The villagers are up in arms about all the rumors, even though the teens try to explain that it's really going to be a rock and roll hotel, not a brothel. You know, MTV in every room, the Billy Idol Suite, an arcade with such cutting edge titles as Frogger and Joust. I don't see much of a difference, but that's just me. Plus, the hotel is for kids only, so you know there isn't going to be any hanky panky going on around there. Riiiiight. While the teens clean up the place, they find out that there is a hermit in residence. Rockerfeller is played by Harold Gould, who earned a Ph. D in theatre from Cornell. I guess they didn't have a class on dodging shitty movie roles back then. From what I can tell, only two of the cast form this film ever did another picture: Harold Gould and Marisa Tomei.

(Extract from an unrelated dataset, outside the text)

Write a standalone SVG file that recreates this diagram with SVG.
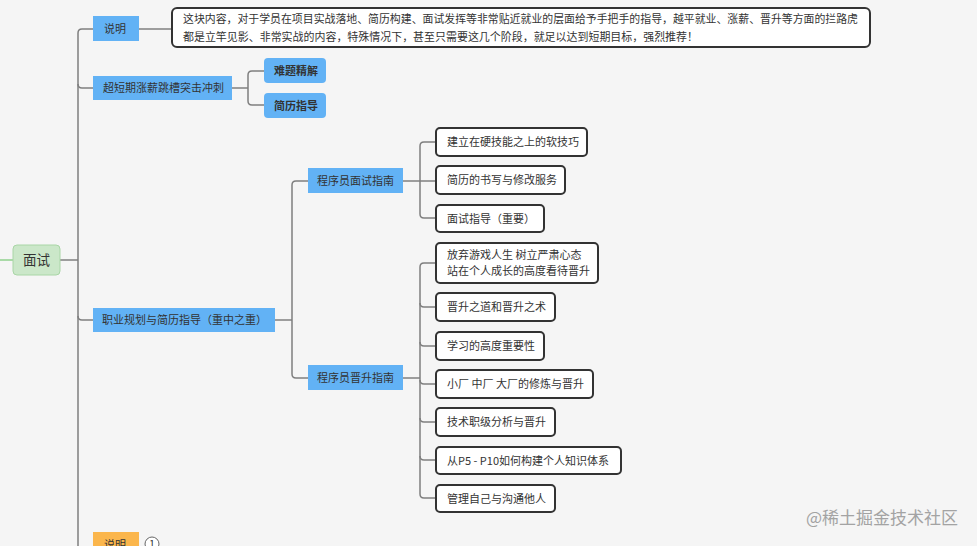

It turns out that the illustrious Mr. Rockerfeller is a "retired" Wall Street analyst on the run for fraud. What better person to take financial advice from! He tells the kids that they need investors, and the kids interperet this to mean that they should shake down all of their friends back home, who are also unmotivated and poor. They end up giving all their "investors" a share in Motel Hell in return for money and manual labor. There is a scene where they are actually digging ditches for a pool or something. This montage of scenes showing the kids fix the house is accompanied by Sister Sledge singing "Here To Stay". This scene was an obvious knockoff of the house-fixing scene from Revenge Of The Nerds, but they have borrowed so shamelessly from so many other movies by this time that it barely needs mentioning. I just wanted to mention it anyway. So there.

Well, Cromwell finds out about Rockerfeller and tips off the local fuzz. Rockerfeller is carried away and the children lose their only source of motivation. They sit around and do nothing except think about themselves and how much their lives suck until it is revealed that Cromwell is not just a sneaky guy around teens. He has broken zoning laws on another one of his projects or something, and if the kids can get the evidence, they can be rid of him and life will be beautiful. From here on the plot is going to sound hazy because I simply could not concentrate on this movie anymore, and began to surf the web while the film played in the background. What I can tell you is that they do find the needed evidence by causing some sort of riot at the supermarket(?) and get him busted just before the county inspector shows up and gives the hotel a big A-OK! The final scene is the grand opening of the hotel(for kids!), and apparently the kids saved some of the money for advertising, since about 400 teenagers pour in the place at one time. They run up the stairs without checking in, they prance around in horrendous neon-colored wardrobes, they drink underage, and Danny couldn't be happier.

I don't know how I made it all the way through this movie without throwing my TV out the window and pouring holy water on my cable box to exorcize the demons that live within, but I made it. I remember seeing ads for this movie when it came out, and thinking that this movie was going to suck big time. I'm glad I was right.

I would also like to add that this is the first semi-complete review for Playing For Keeps on the web. I beat out X-E, Whatever Dude, and Something Awful on this one. That ought to count for something.